[Source code of charts]
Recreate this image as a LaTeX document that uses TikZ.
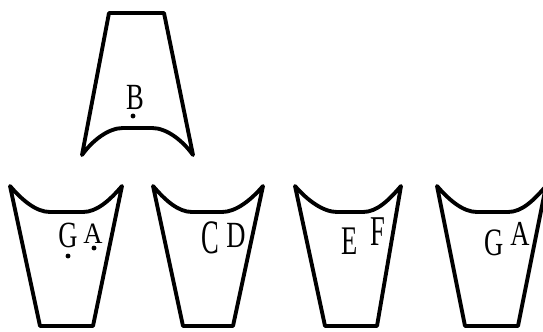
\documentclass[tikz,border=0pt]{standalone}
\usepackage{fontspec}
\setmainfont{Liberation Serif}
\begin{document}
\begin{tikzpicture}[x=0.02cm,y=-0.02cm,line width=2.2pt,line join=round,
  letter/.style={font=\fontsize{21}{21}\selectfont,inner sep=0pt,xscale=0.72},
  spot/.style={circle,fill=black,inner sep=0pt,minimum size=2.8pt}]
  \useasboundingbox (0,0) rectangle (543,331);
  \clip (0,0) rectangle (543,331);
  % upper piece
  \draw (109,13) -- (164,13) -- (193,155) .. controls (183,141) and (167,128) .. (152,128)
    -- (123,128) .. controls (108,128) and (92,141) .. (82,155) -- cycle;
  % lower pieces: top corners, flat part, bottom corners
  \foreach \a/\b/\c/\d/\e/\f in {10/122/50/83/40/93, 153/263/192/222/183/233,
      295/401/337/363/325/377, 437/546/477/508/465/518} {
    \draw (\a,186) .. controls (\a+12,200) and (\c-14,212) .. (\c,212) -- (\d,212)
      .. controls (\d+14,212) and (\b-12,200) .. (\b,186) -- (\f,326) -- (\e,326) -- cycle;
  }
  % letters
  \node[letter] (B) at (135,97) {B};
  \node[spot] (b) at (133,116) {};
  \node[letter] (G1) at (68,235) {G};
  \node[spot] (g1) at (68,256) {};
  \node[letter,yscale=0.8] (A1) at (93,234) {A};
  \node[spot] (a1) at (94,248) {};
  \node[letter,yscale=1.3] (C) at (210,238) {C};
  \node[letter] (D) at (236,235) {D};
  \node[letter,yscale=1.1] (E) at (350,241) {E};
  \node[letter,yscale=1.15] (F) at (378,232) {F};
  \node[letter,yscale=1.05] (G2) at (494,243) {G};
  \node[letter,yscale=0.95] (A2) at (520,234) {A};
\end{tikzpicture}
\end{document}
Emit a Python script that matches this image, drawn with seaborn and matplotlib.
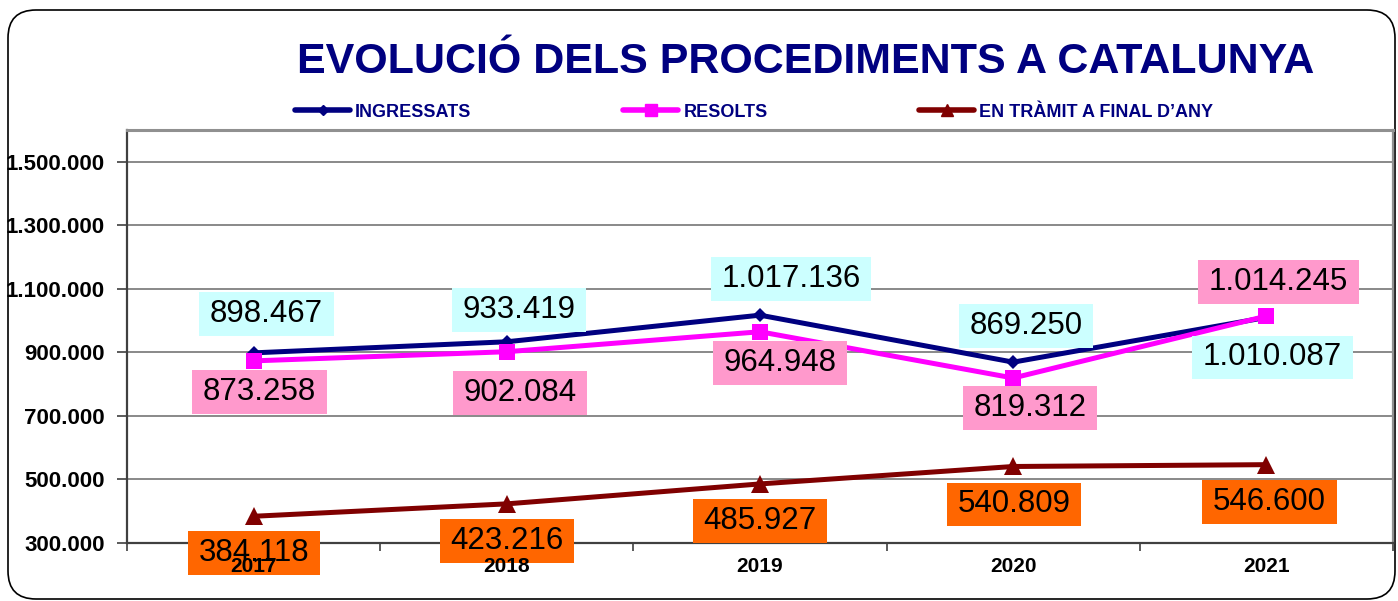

__INSTRUCTIONS FOR THE TASK__.
Retype the whole listing, keeping every line identical and omitting all pictures.

__SOLUTION__.
Recreate this image as a LaTeX document that uses TikZ.
\documentclass[tikz,border=0pt]{standalone}
\usepackage{fontspec}
\setmainfont{Liberation Serif}
\begin{document}
\begin{tikzpicture}[x=0.02cm,y=-0.02cm,line width=2.2pt,line join=round,
  letter/.style={font=\fontsize{21}{21}\selectfont,inner sep=0pt,xscale=0.72},
  spot/.style={circle,fill=black,inner sep=0pt,minimum size=2.8pt}]
  \useasboundingbox (0,0) rectangle (543,331);
  \clip (0,0) rectangle (543,331);
  % upper piece
  \draw (109,13) -- (164,13) -- (193,155) .. controls (183,141) and (167,128) .. (152,128)
    -- (123,128) .. controls (108,128) and (92,141) .. (82,155) -- cycle;
  % lower pieces: top corners, flat part, bottom corners
  \foreach \a/\b/\c/\d/\e/\f in {10/122/50/83/40/93, 153/263/192/222/183/233,
      295/401/337/363/325/377, 437/546/477/508/465/518} {
    \draw (\a,186) .. controls (\a+12,200) and (\c-14,212) .. (\c,212) -- (\d,212)
      .. controls (\d+14,212) and (\b-12,200) .. (\b,186) -- (\f,326) -- (\e,326) -- cycle;
  }
  % letters
  \node[letter] (B) at (135,97) {B};
  \node[spot] (b) at (133,116) {};
  \node[letter] (G1) at (68,235) {G};
  \node[spot] (g1) at (68,256) {};
  \node[letter,yscale=0.8] (A1) at (93,234) {A};
  \node[spot] (a1) at (94,248) {};
  \node[letter,yscale=1.3] (C) at (210,238) {C};
  \node[letter] (D) at (236,235) {D};
  \node[letter,yscale=1.1] (E) at (350,241) {E};
  \node[letter,yscale=1.15] (F) at (378,232) {F};
  \node[letter,yscale=1.05] (G2) at (494,243) {G};
  \node[letter,yscale=0.95] (A2) at (520,234) {A};
\end{tikzpicture}
\end{document}
Emit a Python script that matches this image, drawn with seaborn and matplotlib.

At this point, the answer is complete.